(Task brief):
Hand back each line, unchanged, from the top down to the line where "const by = DY / 3;" sits.

(Supplied information):

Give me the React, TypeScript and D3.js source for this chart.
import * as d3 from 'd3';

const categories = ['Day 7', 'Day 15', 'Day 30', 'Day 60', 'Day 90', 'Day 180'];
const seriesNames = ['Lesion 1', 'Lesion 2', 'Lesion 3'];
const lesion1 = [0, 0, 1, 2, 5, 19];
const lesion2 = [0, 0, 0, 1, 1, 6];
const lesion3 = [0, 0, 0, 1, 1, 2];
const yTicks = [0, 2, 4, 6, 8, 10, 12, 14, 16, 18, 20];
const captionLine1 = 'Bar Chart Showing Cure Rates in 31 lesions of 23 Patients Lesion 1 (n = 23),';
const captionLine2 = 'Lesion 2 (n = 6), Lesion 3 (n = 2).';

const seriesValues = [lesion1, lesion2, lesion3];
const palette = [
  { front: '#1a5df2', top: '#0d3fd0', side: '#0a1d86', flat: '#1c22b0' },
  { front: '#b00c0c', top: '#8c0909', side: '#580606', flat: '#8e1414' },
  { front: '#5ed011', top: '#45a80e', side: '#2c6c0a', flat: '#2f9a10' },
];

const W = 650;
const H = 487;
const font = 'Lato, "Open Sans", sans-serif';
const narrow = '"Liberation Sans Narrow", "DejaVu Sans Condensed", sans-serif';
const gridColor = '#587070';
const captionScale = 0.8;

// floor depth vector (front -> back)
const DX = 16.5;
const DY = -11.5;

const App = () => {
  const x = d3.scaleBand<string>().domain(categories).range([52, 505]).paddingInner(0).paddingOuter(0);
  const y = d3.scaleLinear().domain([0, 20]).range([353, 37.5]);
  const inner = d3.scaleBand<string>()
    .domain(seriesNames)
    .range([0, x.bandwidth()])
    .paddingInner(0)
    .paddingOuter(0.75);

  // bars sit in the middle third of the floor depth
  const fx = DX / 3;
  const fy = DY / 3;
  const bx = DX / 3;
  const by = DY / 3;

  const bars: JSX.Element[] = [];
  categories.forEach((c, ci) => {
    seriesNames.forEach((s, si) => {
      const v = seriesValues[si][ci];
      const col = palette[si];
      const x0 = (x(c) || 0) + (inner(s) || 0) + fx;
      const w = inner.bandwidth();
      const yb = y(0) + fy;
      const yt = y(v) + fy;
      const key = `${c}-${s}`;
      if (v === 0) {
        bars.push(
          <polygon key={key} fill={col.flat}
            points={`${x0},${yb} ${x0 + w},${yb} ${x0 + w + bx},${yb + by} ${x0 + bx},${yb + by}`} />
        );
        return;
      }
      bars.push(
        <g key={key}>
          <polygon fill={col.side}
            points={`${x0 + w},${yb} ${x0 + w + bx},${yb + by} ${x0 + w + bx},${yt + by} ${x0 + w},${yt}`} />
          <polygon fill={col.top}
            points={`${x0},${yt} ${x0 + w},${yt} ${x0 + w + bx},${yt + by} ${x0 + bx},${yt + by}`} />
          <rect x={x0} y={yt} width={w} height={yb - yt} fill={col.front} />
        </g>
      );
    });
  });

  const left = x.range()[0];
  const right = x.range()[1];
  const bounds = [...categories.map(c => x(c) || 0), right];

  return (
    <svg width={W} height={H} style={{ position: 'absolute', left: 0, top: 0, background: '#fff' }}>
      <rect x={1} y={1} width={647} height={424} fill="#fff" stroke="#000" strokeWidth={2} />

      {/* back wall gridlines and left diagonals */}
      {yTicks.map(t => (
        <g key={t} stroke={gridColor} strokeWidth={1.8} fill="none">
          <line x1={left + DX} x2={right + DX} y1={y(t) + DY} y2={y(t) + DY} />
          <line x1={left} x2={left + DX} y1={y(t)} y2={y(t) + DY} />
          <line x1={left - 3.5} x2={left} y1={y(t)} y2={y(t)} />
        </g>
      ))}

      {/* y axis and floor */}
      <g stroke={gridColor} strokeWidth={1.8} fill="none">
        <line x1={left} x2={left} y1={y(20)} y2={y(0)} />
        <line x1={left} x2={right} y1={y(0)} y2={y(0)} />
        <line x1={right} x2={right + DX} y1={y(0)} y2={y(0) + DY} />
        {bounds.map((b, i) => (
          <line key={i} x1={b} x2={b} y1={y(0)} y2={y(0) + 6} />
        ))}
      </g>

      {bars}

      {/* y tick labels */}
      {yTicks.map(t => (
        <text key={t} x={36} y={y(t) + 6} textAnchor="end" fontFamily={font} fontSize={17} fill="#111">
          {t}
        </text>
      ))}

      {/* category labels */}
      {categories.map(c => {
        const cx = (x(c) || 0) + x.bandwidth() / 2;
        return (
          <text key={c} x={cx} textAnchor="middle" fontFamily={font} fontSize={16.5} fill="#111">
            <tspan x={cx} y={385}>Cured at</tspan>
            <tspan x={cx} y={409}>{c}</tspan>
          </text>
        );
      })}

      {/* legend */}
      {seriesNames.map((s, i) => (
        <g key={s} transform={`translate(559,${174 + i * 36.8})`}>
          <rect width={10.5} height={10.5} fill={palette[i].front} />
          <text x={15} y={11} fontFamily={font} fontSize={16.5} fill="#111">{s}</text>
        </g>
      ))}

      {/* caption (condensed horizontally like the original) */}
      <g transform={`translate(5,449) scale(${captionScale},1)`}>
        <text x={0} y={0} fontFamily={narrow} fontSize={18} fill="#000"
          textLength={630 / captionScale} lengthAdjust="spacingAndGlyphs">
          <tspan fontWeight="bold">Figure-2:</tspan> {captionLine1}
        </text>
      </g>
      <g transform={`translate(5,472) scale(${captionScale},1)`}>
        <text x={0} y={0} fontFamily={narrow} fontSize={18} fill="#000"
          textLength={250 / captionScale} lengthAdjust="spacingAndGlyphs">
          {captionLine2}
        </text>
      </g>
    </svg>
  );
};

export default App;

(Answer below):
Give me the React, TypeScript and D3.js source for this chart.
import * as d3 from 'd3';

const categories = ['Day 7', 'Day 15', 'Day 30', 'Day 60', 'Day 90', 'Day 180'];
const seriesNames = ['Lesion 1', 'Lesion 2', 'Lesion 3'];
const lesion1 = [0, 0, 1, 2, 5, 19];
const lesion2 = [0, 0, 0, 1, 1, 6];
const lesion3 = [0, 0, 0, 1, 1, 2];
const yTicks = [0, 2, 4, 6, 8, 10, 12, 14, 16, 18, 20];
const captionLine1 = 'Bar Chart Showing Cure Rates in 31 lesions of 23 Patients Lesion 1 (n = 23),';
const captionLine2 = 'Lesion 2 (n = 6), Lesion 3 (n = 2).';

const seriesValues = [lesion1, lesion2, lesion3];
const palette = [
  { front: '#1a5df2', top: '#0d3fd0', side: '#0a1d86', flat: '#1c22b0' },
  { front: '#b00c0c', top: '#8c0909', side: '#580606', flat: '#8e1414' },
  { front: '#5ed011', top: '#45a80e', side: '#2c6c0a', flat: '#2f9a10' },
];

const W = 650;
const H = 487;
const font = 'Lato, "Open Sans", sans-serif';
const narrow = '"Liberation Sans Narrow", "DejaVu Sans Condensed", sans-serif';
const gridColor = '#587070';
const captionScale = 0.8;

// floor depth vector (front -> back)
const DX = 16.5;
const DY = -11.5;

const App = () => {
  const x = d3.scaleBand<string>().domain(categories).range([52, 505]).paddingInner(0).paddingOuter(0);
  const y = d3.scaleLinear().domain([0, 20]).range([353, 37.5]);
  const inner = d3.scaleBand<string>()
    .domain(seriesNames)
    .range([0, x.bandwidth()])
    .paddingInner(0)
    .paddingOuter(0.75);

  // bars sit in the middle third of the floor depth
  const fx = DX / 3;
  const fy = DY / 3;
  const bx = DX / 3;
  const by = DY / 3;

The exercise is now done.